May 12, 2007 at 3:45 pm (American Food) ()

Mojito Chicken Recipe courtesy Guy Fieri

1 (2 1/2 to 3-pound) chicken
2 tablespoons garlic powder
1 tablespoon onion powder
1/4 teaspoon ground cumin
1 tablespoon dried oregano
2 tablespoons kosher salt
1 tablespoon freshly ground black pepper
1 teaspoon paprika
Marinade, recipe follows
4 tablespoons extra-virgin olive oil
Mojito Glaze, recipe follows

Remove backbone of chicken with poultry shears; flatten chicken out by pressing firmly on skin part of chicken so it will sit evenly in a pan.
Preheat oven to 300 degrees F.

Combine all the dry spices and rub chicken with spice mixture, especially under the skin. Put into a resealable plastic bag and refrigerate for 30 minutes.

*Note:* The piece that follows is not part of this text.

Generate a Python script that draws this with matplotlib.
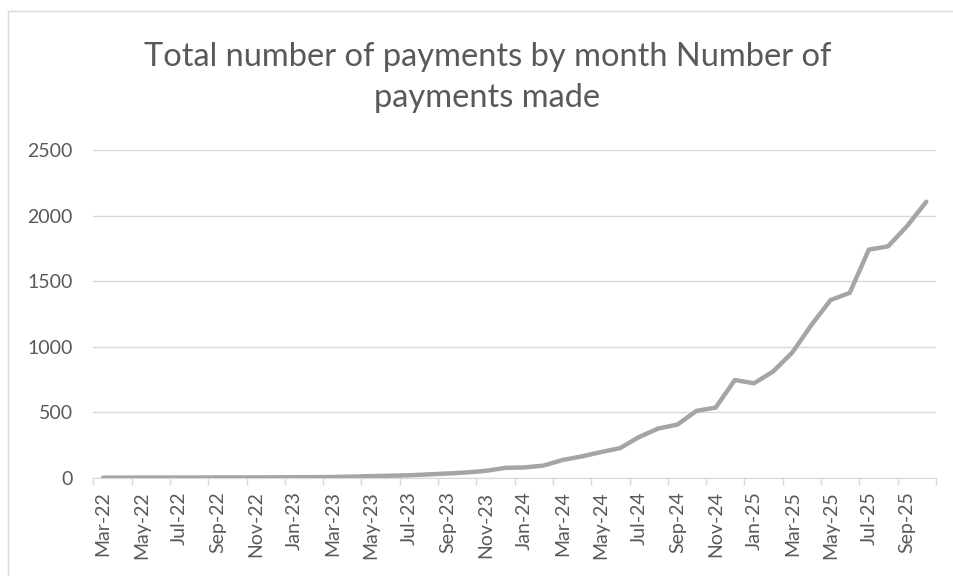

In a large mixing bowl combine all the ingredients for the marinade, then add chicken to marinade and refrigerate for at least 1 hour.

Remove chicken from marinade and shake off excess marinade. In a large saute pan over medium to high heat, add 4 tablespoons of extra- virgin olive oil. When oil is hot, place chicken skin side down and sear.

When skin is golden brown flip chicken and add 1/2 cup of marinade into pan; place pan in oven and cook the chicken for 25 minutes or until chicken has internal temperature of 165 degrees F. on an instant-read thermometer.

Remove the chicken from oven and brush with Mojito Glaze. Place chicken under broiler for 5 minutes. Remove from broiler, cut and serve immediately with more glaze on the side.

Marinade:
1 cup orange juice
2 limes, juiced
1/4 cup white wine vinegar
1/4 cup extra-virgin olive oil
1 tablespoon sliced garlic
1/4 cup dark rum
Combine all ingredients in mixing bowl.

Mojito Glaze:
1/2 cup dark rum
1/2 cup chicken broth
1 tablespoon brown sugar
3 tablespoons cold water
1 tablespoon cornstarch
1/4 cup chopped mint leaves
Salt and freshly ground black pepper
In medium sauce pot, place rum, chicken broth and brown sugar. Reduce by 1/3 over high heat. In a small mixing bowl, whisk together water and cornstarch. When rum mixture is reduced, add cornstarch mixture slowly to simmering liquid and whisk for 3 minutes, until 50 percent thicker. Keep in mind that you might not need all of it. When glaze is at desired thickness, add mint leaves and transfer to small bowl. Season with salt and pepper, to taste.